■ **What is expected**
Gather all lines in the data that hold the string "this".

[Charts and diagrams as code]
— BEGIN —
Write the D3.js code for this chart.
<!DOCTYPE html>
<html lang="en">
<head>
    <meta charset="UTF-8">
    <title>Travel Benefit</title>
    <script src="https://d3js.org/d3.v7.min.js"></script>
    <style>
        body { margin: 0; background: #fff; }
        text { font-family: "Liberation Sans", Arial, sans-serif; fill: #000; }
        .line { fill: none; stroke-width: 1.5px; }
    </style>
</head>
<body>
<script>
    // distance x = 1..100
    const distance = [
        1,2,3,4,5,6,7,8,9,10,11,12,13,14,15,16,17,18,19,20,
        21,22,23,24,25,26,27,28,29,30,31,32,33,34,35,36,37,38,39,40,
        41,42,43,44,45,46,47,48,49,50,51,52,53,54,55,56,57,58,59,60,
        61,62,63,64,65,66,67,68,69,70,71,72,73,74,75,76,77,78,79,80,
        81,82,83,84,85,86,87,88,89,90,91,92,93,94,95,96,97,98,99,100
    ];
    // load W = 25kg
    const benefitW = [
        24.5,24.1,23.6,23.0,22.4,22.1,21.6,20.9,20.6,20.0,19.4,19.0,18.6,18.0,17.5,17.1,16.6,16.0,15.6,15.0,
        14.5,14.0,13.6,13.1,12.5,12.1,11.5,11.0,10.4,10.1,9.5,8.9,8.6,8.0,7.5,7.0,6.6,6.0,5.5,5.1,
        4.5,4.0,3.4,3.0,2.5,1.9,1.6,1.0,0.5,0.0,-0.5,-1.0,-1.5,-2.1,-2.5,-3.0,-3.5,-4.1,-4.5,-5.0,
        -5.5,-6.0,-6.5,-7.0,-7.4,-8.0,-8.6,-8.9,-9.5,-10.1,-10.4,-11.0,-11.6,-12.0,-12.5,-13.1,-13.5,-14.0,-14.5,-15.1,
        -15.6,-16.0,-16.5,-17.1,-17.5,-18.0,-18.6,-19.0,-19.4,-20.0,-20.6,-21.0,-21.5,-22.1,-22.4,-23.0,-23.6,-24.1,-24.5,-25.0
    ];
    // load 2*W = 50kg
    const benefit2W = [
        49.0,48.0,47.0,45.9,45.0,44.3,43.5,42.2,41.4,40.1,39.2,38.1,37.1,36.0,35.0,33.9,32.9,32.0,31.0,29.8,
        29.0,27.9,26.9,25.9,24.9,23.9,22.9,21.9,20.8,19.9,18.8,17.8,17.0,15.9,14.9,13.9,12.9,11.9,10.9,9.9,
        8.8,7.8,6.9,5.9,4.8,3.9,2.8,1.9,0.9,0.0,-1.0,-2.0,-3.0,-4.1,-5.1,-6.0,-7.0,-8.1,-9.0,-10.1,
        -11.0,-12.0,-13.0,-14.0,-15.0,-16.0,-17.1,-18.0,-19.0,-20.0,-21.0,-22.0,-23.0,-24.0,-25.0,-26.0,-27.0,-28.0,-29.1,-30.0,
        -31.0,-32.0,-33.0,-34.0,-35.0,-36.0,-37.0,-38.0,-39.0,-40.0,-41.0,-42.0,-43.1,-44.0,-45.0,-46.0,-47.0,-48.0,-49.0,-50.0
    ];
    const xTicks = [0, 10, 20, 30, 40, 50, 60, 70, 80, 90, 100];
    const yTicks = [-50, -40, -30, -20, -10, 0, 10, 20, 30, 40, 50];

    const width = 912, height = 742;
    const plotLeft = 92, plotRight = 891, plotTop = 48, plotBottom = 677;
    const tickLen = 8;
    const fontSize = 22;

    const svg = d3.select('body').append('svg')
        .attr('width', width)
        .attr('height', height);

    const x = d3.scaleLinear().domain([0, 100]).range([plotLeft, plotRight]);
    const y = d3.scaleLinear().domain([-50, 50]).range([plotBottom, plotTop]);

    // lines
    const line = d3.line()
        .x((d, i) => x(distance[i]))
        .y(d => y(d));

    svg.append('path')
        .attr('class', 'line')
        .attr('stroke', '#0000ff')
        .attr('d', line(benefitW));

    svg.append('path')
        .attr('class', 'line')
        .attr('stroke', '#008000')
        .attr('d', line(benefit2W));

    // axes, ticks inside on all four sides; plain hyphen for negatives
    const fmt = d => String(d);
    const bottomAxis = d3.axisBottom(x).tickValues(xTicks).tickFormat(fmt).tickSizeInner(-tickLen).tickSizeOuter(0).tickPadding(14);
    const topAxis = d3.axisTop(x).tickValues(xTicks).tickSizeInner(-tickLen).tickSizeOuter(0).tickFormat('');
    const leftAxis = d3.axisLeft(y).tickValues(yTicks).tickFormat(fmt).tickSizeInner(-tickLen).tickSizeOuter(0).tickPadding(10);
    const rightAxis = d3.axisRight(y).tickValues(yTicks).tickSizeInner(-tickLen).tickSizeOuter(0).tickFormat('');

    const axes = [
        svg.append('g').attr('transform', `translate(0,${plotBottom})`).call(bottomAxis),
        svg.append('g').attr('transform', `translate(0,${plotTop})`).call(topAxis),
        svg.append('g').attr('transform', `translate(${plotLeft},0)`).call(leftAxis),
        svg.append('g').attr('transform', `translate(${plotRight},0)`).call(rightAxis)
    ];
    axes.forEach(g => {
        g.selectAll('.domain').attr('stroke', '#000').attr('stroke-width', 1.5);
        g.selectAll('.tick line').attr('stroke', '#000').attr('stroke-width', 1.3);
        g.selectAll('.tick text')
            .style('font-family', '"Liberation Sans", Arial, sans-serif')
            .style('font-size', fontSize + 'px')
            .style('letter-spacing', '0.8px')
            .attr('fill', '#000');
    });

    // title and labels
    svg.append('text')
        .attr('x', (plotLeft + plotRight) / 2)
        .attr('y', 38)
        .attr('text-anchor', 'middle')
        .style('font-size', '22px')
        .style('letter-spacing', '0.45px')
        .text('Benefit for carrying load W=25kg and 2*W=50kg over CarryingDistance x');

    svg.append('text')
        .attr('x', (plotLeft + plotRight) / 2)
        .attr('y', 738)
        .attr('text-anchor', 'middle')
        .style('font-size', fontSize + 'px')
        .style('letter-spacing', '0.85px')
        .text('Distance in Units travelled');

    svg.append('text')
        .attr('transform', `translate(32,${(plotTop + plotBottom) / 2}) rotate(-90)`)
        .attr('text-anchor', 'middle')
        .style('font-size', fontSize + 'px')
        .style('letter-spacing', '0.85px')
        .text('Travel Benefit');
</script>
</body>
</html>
— END —
— BEGIN —
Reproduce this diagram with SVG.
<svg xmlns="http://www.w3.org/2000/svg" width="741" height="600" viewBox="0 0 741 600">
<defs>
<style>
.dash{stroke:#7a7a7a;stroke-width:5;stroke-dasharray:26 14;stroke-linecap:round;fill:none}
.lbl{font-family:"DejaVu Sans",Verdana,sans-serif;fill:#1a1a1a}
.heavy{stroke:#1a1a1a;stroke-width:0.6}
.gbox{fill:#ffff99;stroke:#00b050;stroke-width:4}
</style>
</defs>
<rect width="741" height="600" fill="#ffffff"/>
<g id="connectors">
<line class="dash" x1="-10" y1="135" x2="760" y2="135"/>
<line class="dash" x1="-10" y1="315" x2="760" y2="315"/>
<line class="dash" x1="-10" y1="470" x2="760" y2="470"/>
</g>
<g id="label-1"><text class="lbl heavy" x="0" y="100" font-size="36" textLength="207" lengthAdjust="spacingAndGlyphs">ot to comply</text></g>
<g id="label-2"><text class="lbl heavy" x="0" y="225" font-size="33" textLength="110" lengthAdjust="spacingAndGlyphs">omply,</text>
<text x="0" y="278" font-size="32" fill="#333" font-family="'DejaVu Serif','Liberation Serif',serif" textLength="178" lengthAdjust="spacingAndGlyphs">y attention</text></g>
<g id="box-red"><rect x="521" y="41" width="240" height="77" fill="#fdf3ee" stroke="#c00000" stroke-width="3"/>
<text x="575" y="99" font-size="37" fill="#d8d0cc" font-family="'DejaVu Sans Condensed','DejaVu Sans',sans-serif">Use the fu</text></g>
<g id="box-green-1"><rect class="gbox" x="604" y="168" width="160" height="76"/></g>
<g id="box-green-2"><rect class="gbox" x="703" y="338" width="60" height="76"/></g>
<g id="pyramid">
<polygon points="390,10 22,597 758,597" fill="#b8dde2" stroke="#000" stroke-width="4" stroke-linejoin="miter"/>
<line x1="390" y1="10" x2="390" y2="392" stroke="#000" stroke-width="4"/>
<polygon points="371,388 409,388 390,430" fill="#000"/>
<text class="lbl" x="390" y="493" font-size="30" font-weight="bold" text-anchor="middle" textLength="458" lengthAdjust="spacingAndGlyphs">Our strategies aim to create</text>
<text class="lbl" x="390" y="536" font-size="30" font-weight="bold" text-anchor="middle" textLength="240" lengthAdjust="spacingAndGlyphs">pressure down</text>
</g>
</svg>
— END —
■ **The answer**
Write the D3.js code for this chart.
Reproduce this diagram with SVG.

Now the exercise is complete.